Burning Bush (Kino Lorber, DVD), Agnieszka Holland’s almost four-hour political thriller, tackles one of the most harrowing events of Czech social history: On January 6, 1969, college student Jan Palach doused himself in gasoline and lit himself afire in downtown Prague to protest the Soviet invasion of Czechoslovakia. Originally created as a three-part cable film for HBO Europe, it played festivals and some theaters in the U.S. but never made it to stateside HB, so disc and streaming is the only way most of us will have a chance to see it. And it is well worth seeing, a return to form for Holland, whose great films of the eighties and nineties (Angry Harvest, 1985, Europa Europa, 1990) combined the political, social and personal with a fiery volatility. Holland directed episodes of American cable dramas The Wire, The Killing, and Treme, and the expansive, multi-character storytelling seems to have inspired a new approach to her political work. She uses the experiences of numerous characters in the orbit of Jan and his act in the aftermath to give us a portrait of life and the political / social atmosphere in Prague in the year after the Soviet Invasion.

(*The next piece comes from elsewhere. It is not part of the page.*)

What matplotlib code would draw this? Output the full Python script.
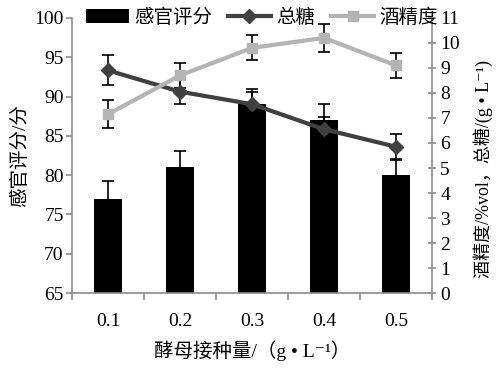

Holland’s film begins with Palach’s immolation and follows the long court case of libel against a Soviet-collaborator politician who told an audience that he had evidence that proved Jan was tricked into the action by a right-wing conspiracy. Why libel? Because that’s pretty much the sole legal action the family of the boy can take in Soviet-occupied Prague. The emotional, social, and political fallout of the ordeal—it all takes place in the space of nine months and every chapter (it was shown in three parts) opens with the date and the time elapsed since the death of Jan Palach—is woven into a rich (and at times tragic) portrait of resistance and complicity and the high cost of one family’s fight for the truth in the face of Soviet oppression.
Three parts adding up to four hours spread across two discs, in Czech with English subtitles. Supplements limited to stills and a trailer.
It is also available to stream from Fandor, a service that specializes in independent and foreign films.